为明晰以上问题,本文将2014年中国政府实施的碳排放权交易试点政策视为一项准自然实验,以2009—2020年中国A股上市制造业企业作为样本,构建PSM-DID模型,从内部调控和外部约束视角,验证市场激励性环境规制政策对制造业企业金融化影响的微观机制。在此基础上,进一步比较分析不同类型环境政策对企业金融化的差异化作用。相比以往研究,本文可能的边际贡献主要体现在以下几个方面:(1)通过对企业金融资产配置类型的分解,运用更全面的动态效应评估方法和扩展的动态合成双重差分估计方法,揭示了企业金融化动机主要由“蓄水池”动机主导,投资套利动机并不显著,有助于全面评估环境政策的微观经济效应。(2)从内部调控和外部约束视角揭示碳交易政策影响企业金融化的机制,包括成本转嫁效应、流动性约束效应和融资约束效应,为“蓄水池”动机和“成本遵循”效应提供了证据,拓展了企业金融化的相关文献。(3)比较分析政令强约束型、政令弱约束型以及市场型三种环境规制对企业金融化的差异化影响,揭示了环境政策的实施方式和约束强度的重要作用,回应现有研究的争议,为政府的政策设计提供一定的理论依据。(4)从绿色转型视角解析碳交易政策对企业金融化的异质性作用可能受到企业绿色转型积极性的调节影响,展示碳交易政策与企业金融化关系的更多细节,侧面揭示了市场激励型环境规制与命令控制型环境规制对企业金融化影响的机制差异。

1 文献综述与研究假设

学术界在碳排放权交易政策的效果评估方面取得了丰硕的成果,然而研究结论未达成一致。一方面,碳交易政策降低了企业交易成本,通过能源结构效应和技术创新效应降低企业污染排放[5,6],改善企业环境绩效[7],并能提高城市能源效率[8]。另一方面,碳交易政策短期内增加了企业的合规成本和边际成本,导致商品价格上升或者产量降低[9],降低了企业财务绩效,增加了企业的经营风险[10],在一定程度上挤出企业的技术投入,降低了企业效率[11]。也有研究表明碳排放交易体系对能源消费强度和二氧化碳排放强度没有明显影响[12]。面对不同环境规制带来的压力,企业做出的策略行为也是不同的。研究表明,环境规制会提高企业退出市场的概率[13],如关闭位于严格环境规制地区的附属工厂[14]。无技术创新的企业市场退出概率随环境规制强度的增加而提高,部分企业因缺乏积极应对环境规制的能力而迁至环境监管宽松地区或非政策试点地区[15]

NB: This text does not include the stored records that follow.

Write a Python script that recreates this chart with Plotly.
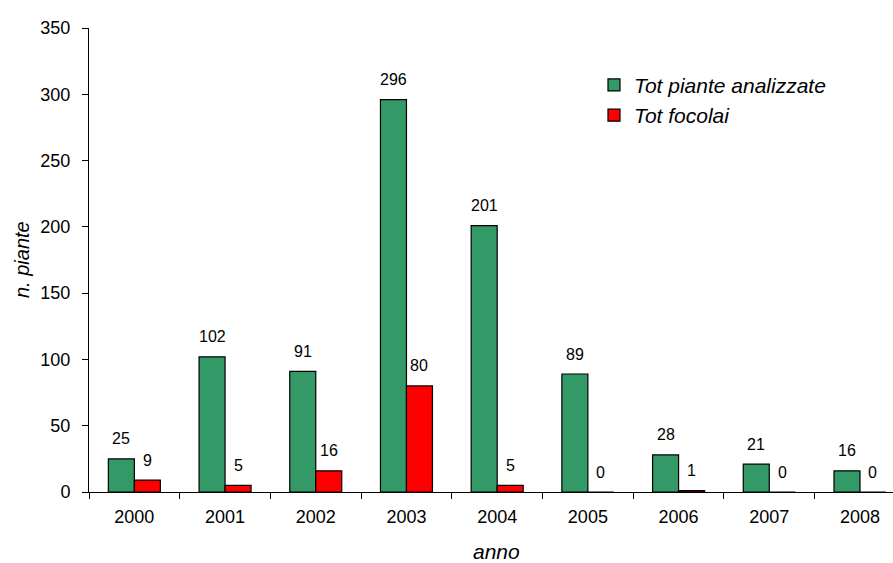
import plotly.graph_objects as go

# Yearly counts
anni = ["2000", "2001", "2002", "2003", "2004", "2005", "2006", "2007", "2008"]
piante_analizzate = [25, 102, 91, 296, 201, 89, 28, 21, 16]
focolai = [9, 5, 16, 80, 5, 0, 1, 0, 0]
y_ticks = [0, 50, 100, 150, 200, 250, 300, 350]

VERDE = "#339966"
ROSSO = "#FF0000"
FONT = "Arial, 'Liberation Sans', sans-serif"

fig = go.Figure()
fig.add_trace(go.Bar(
    x=anni, y=piante_analizzate, name="Tot piante analizzate",
    marker=dict(color=VERDE, line=dict(color="black", width=1.2)),
))
fig.add_trace(go.Bar(
    x=anni, y=focolai, name="Tot focolai",
    marker=dict(color=ROSSO, line=dict(color="black", width=1.2)),
))

# value labels above each bar
annotations = []
bar_px = 26
for i, anno in enumerate(anni):
    for vals, shift in ((piante_analizzate, -bar_px / 2), (focolai, bar_px / 2)):
        annotations.append(dict(
            x=i, y=vals[i], xref="x", yref="y", text=str(vals[i]),
            showarrow=False, xshift=shift, yshift=20, yanchor="middle",
            font=dict(family=FONT, size=16, color="black"),
        ))

# axis titles
annotations.append(dict(
    x=0.507, y=-0.128, xref="paper", yref="paper", text="anno",
    showarrow=False, xanchor="center", yanchor="middle",
    font=dict(family=FONT, size=21, color="black", style="italic"),
))
annotations.append(dict(
    x=(22 - 89) / 804, y=0.5, xref="paper", yref="paper", text="n. piante",
    showarrow=False, xanchor="center", yanchor="middle", textangle=-90,
    font=dict(family=FONT, size=20, color="black", style="italic"),
))

fig.update_layout(
    width=893, height=563,
    margin=dict(l=89, r=0, t=28, b=71, pad=0),
    paper_bgcolor="white", plot_bgcolor="white",
    barmode="group", bargap=0.4267, bargroupgap=0,
    font=dict(family=FONT, color="black"),
    showlegend=True,
    legend=dict(
        x=0.6281, y=0.9208, xanchor="left", yanchor="top",
        bgcolor="rgba(0,0,0,0)", borderwidth=0,
        font=dict(family=FONT, size=21, color="black", style="italic"),
    ),
    annotations=annotations,
)
fig.update_xaxes(
    type="category", range=[-0.5, 8.364],
    showline=True, linecolor="black", linewidth=1,
    ticks="outside", tickson="boundaries", ticklen=6, tickcolor="black",
    tickfont=dict(family=FONT, size=18, color="black"),
    ticklabelstandoff=8,
    showgrid=False, zeroline=False,
)
fig.update_yaxes(
    range=[0, 350], tickvals=y_ticks,
    showline=True, linecolor="black", linewidth=1,
    ticks="outside", ticklen=6, tickcolor="black",
    tickfont=dict(family=FONT, size=18, color="black"),
    ticklabelstandoff=8,
    showgrid=False, zeroline=False,
)

fig.write_html("out.html")
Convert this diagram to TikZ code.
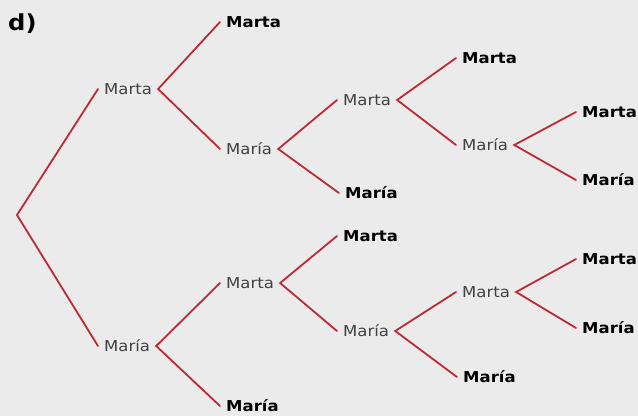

不同于政令型政策,作为市场激励型环境规制的碳排放权交易政策,利用市场机制实现整体减碳目标。企业的应对策略也更加灵活,可以技术创新实施可持续生产,一定程度上减缓或消除环境规制带来的成本上涨和经济绩效的不利影响[16],产生补偿效应[17]。企业也可能寻找更高效的办法减少污染排放或者将废物变为可销售产品来提高收入[18],也可以利用市场机制交易,在碳市场购买碳配额。然而购买碳额度,会增加生产成本,且碳价随市场波动而变动,企业须留有储备资金。选择购买绿色技术或绿色创新,亦需支付成本。尽管企业会通过技术创新、绿色创新、生产效率提高等方式,降低环境监管带来的成本上升,然而技术创新的长周期、高度不确定性等在短期内无法有效缓解企业困境[19],可能需要持续投入。此外,环境规制促进企业创新获得的收益只能部分抵消合规成本,并不一定提升企业绩效[20],这可能迫使受约束企业进一步调整行为决策。可见,碳排放权交易政策在短期内都会使受规制企业的现金流和可支配资金趋紧,造成流动性约束。国外研究表明,由于金融投资具有短期收益、高回报率等优势,制造业企业会将大量资产投入金融部门[21],企业活动重心从生产领域转向金融领域[22],寻求更高的利润。那么,碳排放权交易政策是否影响制造业企业的金融化,推动中国实体经济“脱实向虚”呢?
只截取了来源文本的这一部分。